Karzai's office later issued a statement asking Pakistan to take all steps to reduce civilian casualties, adding that Sharif would soon send a "special envoy" to discuss the issue.

"Afghanistan is ready for any cooperation so that terrorists' sanctuaries that exist on the other side of the Durrand line be eliminated and that attacks on Afghanistan stop," the statement added.

Thousands of people have fled across the border into the Gorbaz district of Afghanistan's Khost province, according to provincial government spokesman Mobarez Mohammad Zadran, and are being provided with food and aid.

Others have made their way to the ancient town of Bannu which lies 10 kilometres to the east of the North Waziristan tribal area in the neighbouring Khyber Pakhthunkwa province.

Temperatures there are soaring to 48 degrees celsius with up to 15 hours of power-cuts owing to an ongoing national energy crisis preventing residents from using air conditioners or electric fans.

The town's bazaar was packed by tribesmen waiting for their relatives along the single road that connects Bannu to the tribal area and is currently dominated by military convoys.

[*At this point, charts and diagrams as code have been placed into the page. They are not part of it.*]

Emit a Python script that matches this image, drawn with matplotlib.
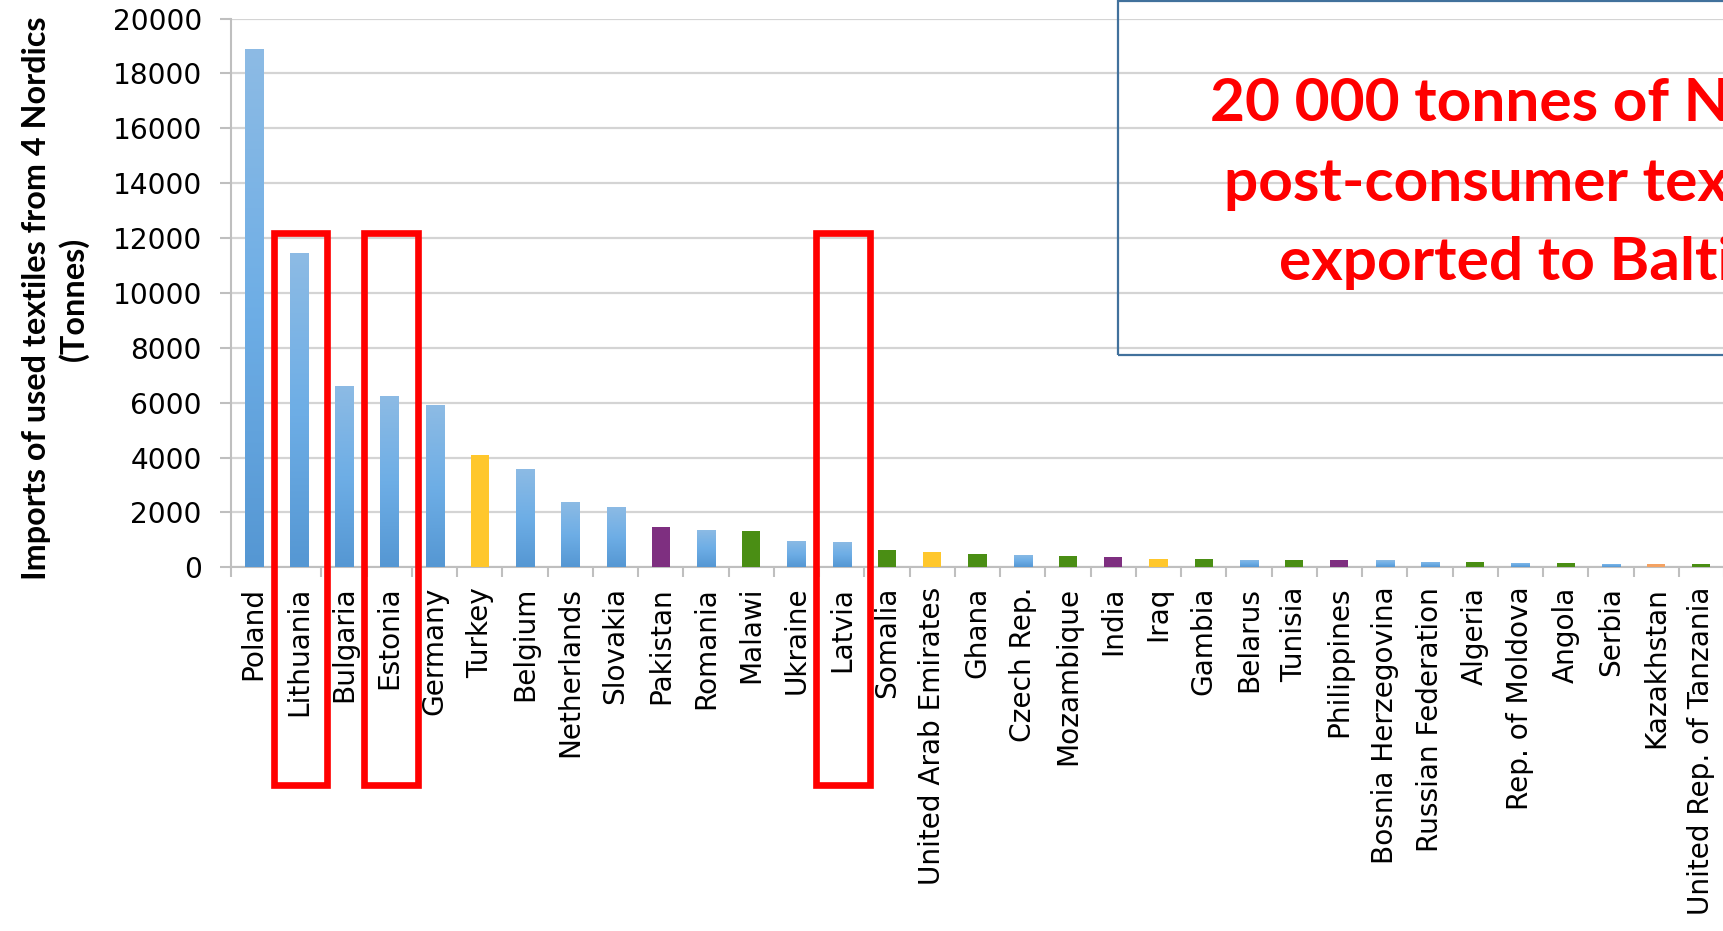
"""Imports of used textiles from 4 Nordic countries, by destination."""

import numpy as np
import matplotlib
matplotlib.use('Agg')
import matplotlib.pyplot as plt
from matplotlib.patches import Rectangle
from matplotlib.colors import LinearSegmentedColormap
from matplotlib.transforms import blended_transform_factory

countries = ['Poland', 'Lithuania', 'Bulgaria', 'Estonia', 'Germany', 'Turkey',
             'Belgium', 'Netherlands', 'Slovakia', 'Pakistan', 'Romania', 'Malawi',
             'Ukraine', 'Latvia', 'Somalia', 'United Arab Emirates', 'Ghana',
             'Czech Rep.', 'Mozambique', 'India', 'Iraq', 'Gambia', 'Belarus',
             'Tunisia', 'Philippines', 'Bosnia Herzegovina', 'Russian Federation',
             'Algeria', 'Rep. of Moldova', 'Angola', 'Serbia', 'Kazakhstan',
             'United Rep. of Tanzania']
imports_tonnes = [18900, 11450, 6600, 6250, 5900, 4100, 3600, 2380, 2200, 1470,
                  1350, 1320, 950, 930, 640, 560, 490, 450, 420, 360, 300, 300,
                  265, 260, 260, 250, 205, 190, 170, 155, 135, 130, 105]
regions = ['Europe', 'Europe', 'Europe', 'Europe', 'Europe', 'Middle East',
           'Europe', 'Europe', 'Europe', 'Asia', 'Europe', 'Africa',
           'Europe', 'Europe', 'Africa', 'Middle East', 'Africa',
           'Europe', 'Africa', 'Asia', 'Middle East', 'Africa', 'Europe',
           'Africa', 'Asia', 'Europe', 'Europe',
           'Africa', 'Europe', 'Africa', 'Europe', 'Central Asia',
           'Africa']
highlighted = ['Lithuania', 'Estonia', 'Latvia']
y_ticks = [0, 2000, 4000, 6000, 8000, 10000, 12000, 14000, 16000, 18000, 20000]
box_lines = ['20 000 tonnes of Nordic', 'post-consumer textiles', 'exported to Baltics']

region_colors = {'Europe': '#66A5DD', 'Middle East': '#FFC72C', 'Asia': '#7E2F80',
                 'Africa': '#4A8E14', 'Central Asia': '#F4A262'}

fig = plt.figure(figsize=(17.24, 9.31), dpi=100)
ax = fig.add_axes([0.134, 0.3906, 0.866, 0.5894])

x = np.arange(len(countries))
colors = [region_colors[r] for r in regions]
bars = ax.bar(x, imports_tonnes, width=0.4, color=colors, zorder=3)

# light-to-dark gradient on the blue bars, like the Excel fill
blue_grad = LinearSegmentedColormap.from_list('bg', ['#5597D3', '#6EAEE6', '#8DBBE4'])
grad = np.linspace(0, 1, 256).reshape(-1, 1)
for bar, reg in zip(bars, regions):
    if reg != 'Europe':
        continue
    x0, y0 = bar.get_xy()
    im = ax.imshow(grad, extent=[x0, x0 + bar.get_width(), y0, y0 + bar.get_height()],
                   origin='lower', cmap=blue_grad, aspect='auto', zorder=4)
    im.set_clip_path(bar)

ax.set_xlim(-0.5, 32.38)
ax.set_ylim(0, 20000)
ax.set_yticks(y_ticks)
ax.set_yticklabels([str(t) for t in y_ticks], fontsize=20.2, family='DejaVu Sans')
ax.set_xticks(x)
ax.set_xticklabels(countries, rotation=90, fontsize=20.2, family='DejaVu Sans',
                   va='top', ha='center')
ax.set_xticks(np.arange(-0.5, len(countries), 1), minor=True)
ax.tick_params(axis='x', which='major', length=0, pad=14)
ax.tick_params(axis='x', which='minor', length=7, width=1.5, color='#BFBFBF')
ax.tick_params(axis='y', length=8, width=1.5, color='#BFBFBF', pad=13)

ax.grid(axis='y', color='#D4D4D4', linewidth=1.6, zorder=0)
for side in ['top', 'right']:
    ax.spines[side].set_visible(False)
for side in ['left', 'bottom']:
    ax.spines[side].set_color('#BFBFBF')
    ax.spines[side].set_linewidth(1.5)

ax.set_ylabel('Imports of used textiles from 4 Nordics\n(Tonnes)', fontsize=23.3,
              fontweight='bold', family='Lato', linespacing=1.3)
ax.yaxis.set_label_coords(-0.095, 0.49)

# red frames around the Baltic countries
trans = blended_transform_factory(ax.transData, ax.transAxes)
for name in highlighted:
    i = countries.index(name)
    ax.add_patch(Rectangle((i - 0.56, -0.397), 1.19, 1.007, transform=trans,
                           fill=False, edgecolor='#FF0000', linewidth=4.8,
                           clip_on=False, zorder=6))

# text box, running off the right edge as in the source slide
fig.patches.append(Rectangle((0.6485, 0.6187), 0.5, 0.380, transform=fig.transFigure,
                             fill=False, edgecolor='#41719C', linewidth=1.6))
for line, lx, ly in zip(box_lines, [0.7016, 0.7100, 0.7419], [0.870, 0.784, 0.699]):
    fig.text(lx, ly, line, color='#FF0000', fontsize=43.5, fontweight='bold',
             family='Lato', ha='left', va='baseline')

fig.savefig('out.png', dpi=100)
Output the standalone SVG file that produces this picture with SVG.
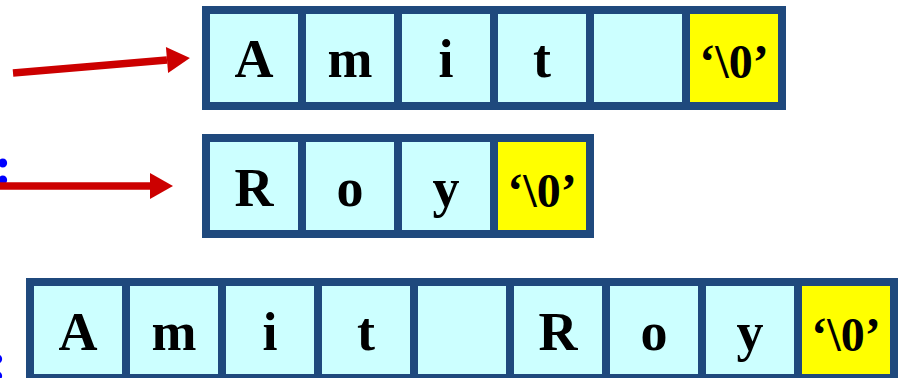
<svg xmlns="http://www.w3.org/2000/svg" width="900" height="378" viewBox="0 0 900 378">
  <style>
    .cell { fill: #CCFFFF; stroke: #1F497D; stroke-width: 8; }
    .nul { fill: #FFFF00; stroke: #1F497D; stroke-width: 8; }
    .ch { font-family: "Liberation Serif", "Times New Roman", serif; font-weight: bold; font-size: 54px; fill: #000; text-anchor: middle; }
    .q { font-family: "Liberation Serif", "Times New Roman", serif; font-weight: bold; font-size: 48px; fill: #000; text-anchor: middle; }
    .lbl { font-family: "Liberation Serif", "Times New Roman", serif; font-weight: bold; font-size: 54px; fill: #0000FF; }
    .arrow { stroke: #CC0000; stroke-width: 7.5; fill: none; marker-end: url(#head); }
  </style>
  <defs>
    <marker id="head" markerUnits="userSpaceOnUse" markerWidth="26" markerHeight="28" refX="0" refY="13" orient="auto" viewBox="0 0 26 26" overflow="visible">
      <path d="M0,0 L23,13 L0,26 z" fill="#CC0000"/>
    </marker>
  </defs>

  <text class="lbl" x="-6" y="184">:</text>
  <text class="lbl" x="-11" y="380">:</text>

  <g id="connectors">
    <line class="arrow" x1="13" y1="73" x2="167" y2="60"/>
    <line class="arrow" x1="-2" y1="186" x2="150" y2="186"/>
  </g>

  <g id="str1">
    <rect class="cell" x="206" y="10" width="96" height="96"/>
    <rect class="cell" x="302" y="10" width="96" height="96"/>
    <rect class="cell" x="398" y="10" width="96" height="96"/>
    <rect class="cell" x="494" y="10" width="96" height="96"/>
    <rect class="cell" x="590" y="10" width="96" height="96"/>
    <rect class="nul" x="686" y="10" width="96" height="96"/>
    <text class="ch" x="254" y="77">A</text>
    <text class="ch" x="350" y="77">m</text>
    <text class="ch" x="446" y="77">i</text>
    <text class="ch" x="542" y="77">t</text>
    <text class="q" x="734" y="78">‘\0’</text>
  </g>

  <g id="str2">
    <rect class="cell" x="206" y="138" width="96" height="96"/>
    <rect class="cell" x="302" y="138" width="96" height="96"/>
    <rect class="cell" x="398" y="138" width="96" height="96"/>
    <rect class="nul" x="494" y="138" width="96" height="96"/>
    <text class="ch" x="254" y="206">R</text>
    <text class="ch" x="350" y="206">o</text>
    <text class="ch" x="446" y="206">y</text>
    <text class="q" x="542" y="207">‘\0’</text>
  </g>

  <g id="str3">
    <rect class="cell" x="30" y="282" width="96" height="96"/>
    <rect class="cell" x="126" y="282" width="96" height="96"/>
    <rect class="cell" x="222" y="282" width="96" height="96"/>
    <rect class="cell" x="318" y="282" width="96" height="96"/>
    <rect class="cell" x="414" y="282" width="96" height="96"/>
    <rect class="cell" x="510" y="282" width="96" height="96"/>
    <rect class="cell" x="606" y="282" width="96" height="96"/>
    <rect class="cell" x="702" y="282" width="96" height="96"/>
    <rect class="nul" x="798" y="282" width="96" height="96"/>
    <text class="ch" x="78" y="350">A</text>
    <text class="ch" x="174" y="350">m</text>
    <text class="ch" x="270" y="350">i</text>
    <text class="ch" x="366" y="350">t</text>
    <text class="ch" x="558" y="350">R</text>
    <text class="ch" x="654" y="350">o</text>
    <text class="ch" x="750" y="350">y</text>
    <text class="q" x="846" y="351">‘\0’</text>
  </g>
</svg>
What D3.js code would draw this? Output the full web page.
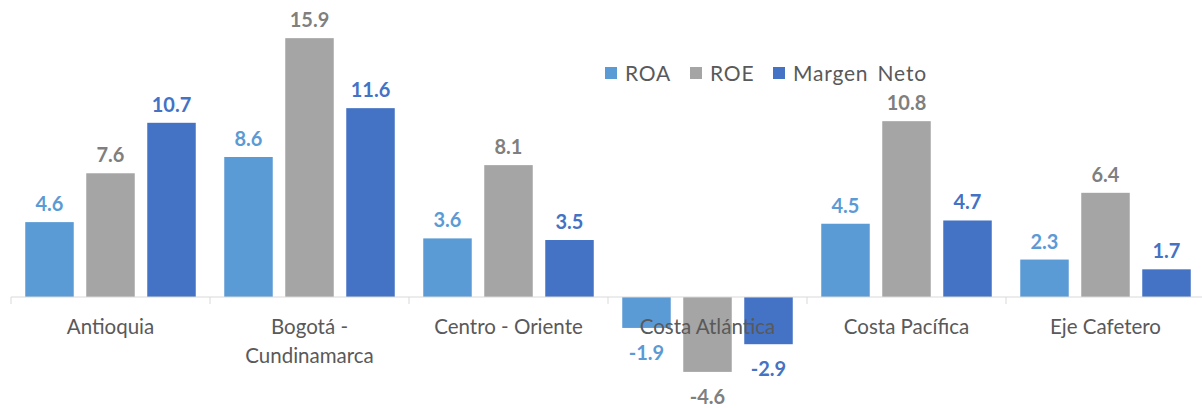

Laver Khan 50, a dry fruit supplier from Datta Khel village who had arrived last week said he had rented a house for 25 members of his family.

"At least they (authorities) should have given us enough time to vacate our areas," Khan said, telling AFP that dozens of other family members had been trapped and were now waiting for a break in the curfew to escape.

"I haven't contacted them for days, I am worried what is happening there," he added.

Haji Saleem Khan, 60 and who arrived from Mir Ali last week, said: "They killed women and children in the air strikes, I myself took out dead bodies from under the rubble.

"We support a real operation against militants but with this type of bombing they are killing many innocent people."

Rents in the town have gone up five-fold, residents reported, while two camps built on the outskirts lie almost unused because of the soaring heat, lack of electricity and running water.

Sharif has said the offensive will usher in peace but militants vowed revenge and warned foreign firms to leave the country.

The army has deployed tanks, ground troops and jets in the area but has encountered relatively little resistance so far, with the majority of alleged militant deaths resulting from air strikes.

Pakistan's army has so far lost eight soldiers, according to officials.